Leveraging an orchestration tool gives us the ability to customize what we want our data pipelines to look like with dbt projects, data loading tools, data quality tools, and other various use cases.
Going back to our example, if we include our external dependencies, our data pipeline likely looks more like this:
For our sources, we have both an application database and Shopify. We are leveraging Fivetran to extract the data from these systems and load it into Snowflake. We then leverage dbt to model the data into data products on top of Snowflake.
Without an external orchestration tool, we are limited in our integration options. While Fivetran does have an integration with dbt for transformations, not every ETL tool will have this capability.
This is where we can leverage tools like Airflow to orchestrate each component for us.
We do this by building a DAG. Each task in the DAG is responsible for a component of our data pipeline from source to target and beyond. In our example, our DAG would likely look something like this:
This allows us to ensure that new data is loaded into our tables, all_orders is built and updated, and that fct_orders is updated with the new data.
While an external orchestration tool gives you the flexibility to define your DAG outside of dbt and combine tooling together, you still want to be wary of creating a monolith in this step.
You can quickly end up with one DAG that controls everything and needs to know about everything. We recommend that you categorize different areas of the business and different business functions into a group of work and have your DAG focus on solving those needs.
Leveraging Slim CI in dbt
Another functionality within dbt that you can leverage is something called Slim CI. Effectively, this allows you to use the selector state:modified+ when you build/run your dbt models. This will build only new or changed models within your dbt project and their downstream dependencies.

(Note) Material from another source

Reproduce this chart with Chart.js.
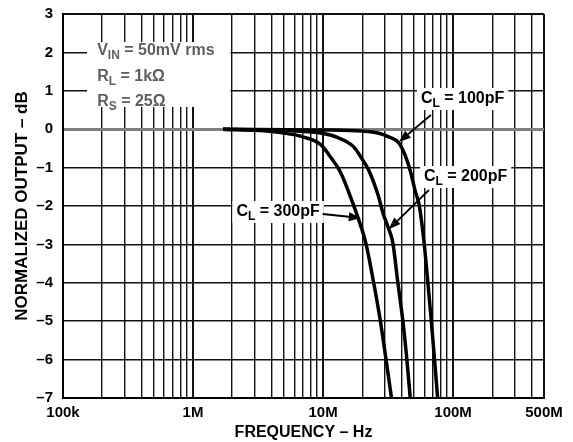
<!DOCTYPE html>
<html><head><meta charset="utf-8">
<script src="https://cdn.jsdelivr.net/npm/chart.js@4.4.1/dist/chart.umd.min.js"></script>
<style>html,body{margin:0;padding:0;background:#fff;}</style>
</head><body>
<canvas id="c" width="573" height="442"></canvas>
<script>
// ---- data ----
const freq100 = [1.7e6, 1e7, 2e7, 2.64e7, 3.2e7, 3.83e7, 4.3e7, 4.7e7, 5.1e7, 5.5e7, 6.0e7, 6.4e7, 6.8e7, 7.2e7, 7.6e7];
const db100   = [0, -0.02, -0.05, -0.1, -0.2, -0.36, -0.7, -1.1, -1.6, -2.0, -3.0, -4.0, -5.0, -6.0, -7.0];
const freq200 = [1.7e6, 5e6, 9.6e6, 1.3e7, 1.72e7, 2.0e7, 2.24e7, 2.64e7, 2.9e7, 3.2e7, 3.44e7, 3.76e7, 4.11e7, 4.41e7, 4.68e7];
const db200   = [0, -0.03, -0.1, -0.22, -0.46, -0.78, -1.06, -1.7, -2.2, -2.6, -2.96, -4.0, -5.0, -6.0, -7.0];
const freq300 = [1.7e6, 3e6, 5e6, 7e6, 9.6e6, 1.1e7, 1.37e7, 1.69e7, 1.88e7, 2.13e7, 2.45e7, 2.76e7, 3.05e7, 3.36e7];
const db300   = [0, -0.03, -0.1, -0.2, -0.4, -0.65, -1.14, -1.92, -2.36, -2.96, -4.0, -5.0, -6.0, -7.0];

const xTickValues = [1e5,2e5,3e5,4e5,5e5,6e5,7e5,8e5,9e5,
                     1e6,2e6,3e6,4e6,5e6,6e6,7e6,8e6,9e6,
                     1e7,2e7,3e7,4e7,5e7,6e7,7e7,8e7,9e7,
                     1e8,2e8,3e8,4e8,5e8];
const xTickLabels = {1e5:'100k', 1e6:'1M', 1e7:'10M', 1e8:'100M', 5e8:'500M'};
const yTickValues = [3,2,1,0,-1,-2,-3,-4,-5,-6,-7];

const seriesLabels = ['C_L = 100pF','C_L = 200pF','C_L = 300pF'];

// ---- annotation layout (data coordinates) ----
const FONT = '"Liberation Sans", Arial, Helvetica, sans-serif';
const noteLines = [
  [{t:'V'},{t:'IN',sub:true},{t:' = 50mV rms'}],
  [{t:'R'},{t:'L',sub:true},{t:' = 1kΩ'}],
  [{t:'R'},{t:'S',sub:true},{t:' = 25Ω'}]
];
const noteAnchor = {f:1.83e5, d:[2.04, 1.36, 0.71]};
const noteBox = {f0:1.53e5, f1:1.94e6, d0:2.27, d1:0.58};
const curveNotes = [
  {parts:[{t:'C'},{t:'L',sub:true},{t:' = 100pF'}], f:5.655e7, d:0.786,  from:[6.755e7,0.37],  to:[3.827e7,-0.333]},
  {parts:[{t:'C'},{t:'L',sub:true},{t:' = 200pF'}], f:5.966e7, d:-1.245, from:[6.52e7,-1.583], to:[3.2e7,-2.604]},
  {parts:[{t:'C'},{t:'L',sub:true},{t:' = 300pF'}], f:2.157e6, d:-2.156, from:[9.93e6,-2.208], to:[1.95e7,-2.313]}
];

function richWidth(ctx, parts, size){
  let w = 0;
  parts.forEach(p=>{
    const fs = p.sub ? Math.round(size*0.72) : size;
    ctx.font = `bold ${fs}px ${FONT}`;
    w += ctx.measureText(p.t).width;
  });
  return w;
}
function drawRich(ctx, parts, x, y, size, color){
  let cx = x;
  parts.forEach(p=>{
    const fs = p.sub ? Math.round(size*0.72) : size;
    ctx.font = `bold ${fs}px ${FONT}`;
    ctx.fillStyle = color; ctx.textBaseline = 'middle'; ctx.textAlign = 'left';
    ctx.fillText(p.t, cx, y + (p.sub ? size*0.32 : 0));
    cx += ctx.measureText(p.t).width;
  });
}

const annot = {
  id:'annot',
  beforeDatasetsDraw(chart){
    const {ctx, scales:{x, y}} = chart;
    ctx.save();
    ctx.fillStyle = '#fff';
    const bx0 = x.getPixelForValue(noteBox.f0), bx1 = x.getPixelForValue(noteBox.f1);
    const by0 = y.getPixelForValue(noteBox.d0), by1 = y.getPixelForValue(noteBox.d1);
    ctx.fillRect(bx0, by0, bx1-bx0, by1-by0);
    curveNotes.forEach(n=>{
      const px = x.getPixelForValue(n.f), py = y.getPixelForValue(n.d);
      const w = richWidth(ctx, n.parts, 16);
      ctx.fillStyle = '#fff';
      ctx.fillRect(px-4, py-11, w+8, 22);
    });
    noteLines.forEach((parts,i)=>{
      drawRich(ctx, parts, x.getPixelForValue(noteAnchor.f), y.getPixelForValue(noteAnchor.d[i]), 16, '#5e5e5e');
    });
    curveNotes.forEach(n=>{
      drawRich(ctx, n.parts, x.getPixelForValue(n.f), y.getPixelForValue(n.d), 16, '#000');
    });
    ctx.restore();
  },
  afterDatasetsDraw(chart){
    const {ctx, scales:{x, y}} = chart;
    ctx.save();
    ctx.strokeStyle = '#000'; ctx.fillStyle = '#000'; ctx.lineWidth = 1.8;
    curveNotes.forEach(n=>{
      const x0 = x.getPixelForValue(n.from[0]), y0 = y.getPixelForValue(n.from[1]);
      const x1 = x.getPixelForValue(n.to[0]),   y1 = y.getPixelForValue(n.to[1]);
      const a = Math.atan2(y1-y0, x1-x0), L = 12, H = 4.5;
      const bxp = x1 - L*Math.cos(a), byp = y1 - L*Math.sin(a);
      ctx.beginPath(); ctx.moveTo(x0,y0); ctx.lineTo(bxp,byp); ctx.stroke();
      ctx.beginPath();
      ctx.moveTo(x1,y1);
      ctx.lineTo(bxp + H*Math.sin(a), byp - H*Math.cos(a));
      ctx.lineTo(bxp - H*Math.sin(a), byp + H*Math.cos(a));
      ctx.closePath(); ctx.fill();
    });
    ctx.restore();
  }
};

const mk = (fs, ds, label) => ({
  label, data: fs.map((f,i)=>({x:f, y:ds[i]})),
  borderColor:'#000', borderWidth:3.5, pointRadius:0, fill:false,
  cubicInterpolationMode:'monotone'
});

Chart.defaults.font.family = FONT;
new Chart(document.getElementById('c'), {
  type:'line',
  data:{ datasets:[ mk(freq100, db100, seriesLabels[0]), mk(freq200, db200, seriesLabels[1]), mk(freq300, db300, seriesLabels[2]) ] },
  options:{
    responsive:false, animation:false, devicePixelRatio:1,
    layout:{padding:{left:0, top:14, right:29, bottom:0}},
    plugins:{legend:{display:false}, tooltip:{enabled:false}},
    scales:{
      x:{
        type:'logarithmic', min:1e5, max:5e8,
        afterBuildTicks(s){ s.ticks = xTickValues.map(v=>({value:v})); },
        afterFit(s){ s.height = 44; s.paddingLeft = 0; s.paddingRight = 0; },
        ticks:{autoSkip:false, maxRotation:0, padding:6, color:'#000',
               font:{size:15, weight:'bold'},
               callback:(v)=> xTickLabels[v] || ''},
        grid:{drawTicks:false, color:'#111',
              lineWidth:(c)=>{ const v=c.tick ? c.tick.value : 0; const e=Math.log10(v); return (Math.abs(e-Math.round(e))<1e-9 || v===5e8) ? 2 : 1.4; }},
        border:{display:true, color:'#000', width:2},
        title:{display:true, text:'FREQUENCY – Hz', color:'#000', font:{size:16, weight:'bold'}, padding:{top:0,bottom:0}}
      },
      y:{
        min:-7, max:3,
        afterBuildTicks(s){ s.ticks = yTickValues.map(v=>({value:v})); },
        afterFit(s){ s.width = 63; s.paddingTop = 0; s.paddingBottom = 0; },
        ticks:{padding:10, color:'#000', font:{size:15, weight:'bold'},
               callback:(v)=> v<0 ? '–'+Math.abs(v) : String(v)},
        grid:{drawTicks:false,
              color:(c)=> (c.tick && c.tick.value===0) ? '#808080' : '#111',
              lineWidth:(c)=>{ const v=c.tick ? c.tick.value : 1; return v===0 ? 3 : (v===3 ? 2 : 1.5); }},
        border:{display:true, color:'#000', width:2},
        title:{display:true, text:'NORMALIZED OUTPUT – dB', color:'#000', font:{size:17, weight:'bold'}, padding:{top:12,bottom:0}}
      }
    }
  },
  plugins:[annot]
});
</script>
</body></html>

Please note that state comparison can only happen when there is a deferred job selected to compare state to. dbt will look at the artifacts from that job’s most recent successful run. dbt will then use those artifacts to determine the set of new and modified resources.
This allows us to run our dbt builds and runs on a regular cadence but limits execution to only the models that have new data.
The major win for utilizing Slim CI is that it can be leveraged in conjunction with other options that have been talked about thus far; you can use an external orchestration tool to kick off your Slim CI dbt jobs.
While Slim CI is possible in both dbt Cloud and OSS dbt, we recommend using this only with dbt Cloud.
Bring It All Together
One of the biggest challenges when designing any system is identifying which tools and patterns work for your organization. You may have requirements that are specific to your organization, industry, or country that you need to follow, and your tools and patterns need to enable those requirements.
The ideal system is one that gives the ability to quickly iterate on development whilst simultaneously giving you flexibility where you need it.
By leveraging an external orchestration tool, you’re able to have decentralized dbt projects while also coordinating things like data loading, notifications, error handling, retries, and other common data engineering tasks.
Need help running dbt models? Our team of data engineers are happy to assist. Reach out today to learn more about our dbt consulting services.
Common FAQ’s:
We generally recommend AIrflow or a managed Airflow solution such as Astronomer, AWS MWAA, or Google Cloud Composer. These tools allow you to bring more utility and functionality to your data pipelines and stitch together different services.
Generally speaking, it’s easier to implement a centralized approach, so start there until you have a reason to go the decentralized route. However, frequently your organization will have an opinion or reason to go one way or the other. In either approach, you should also utilize Slim CI for your dbt project.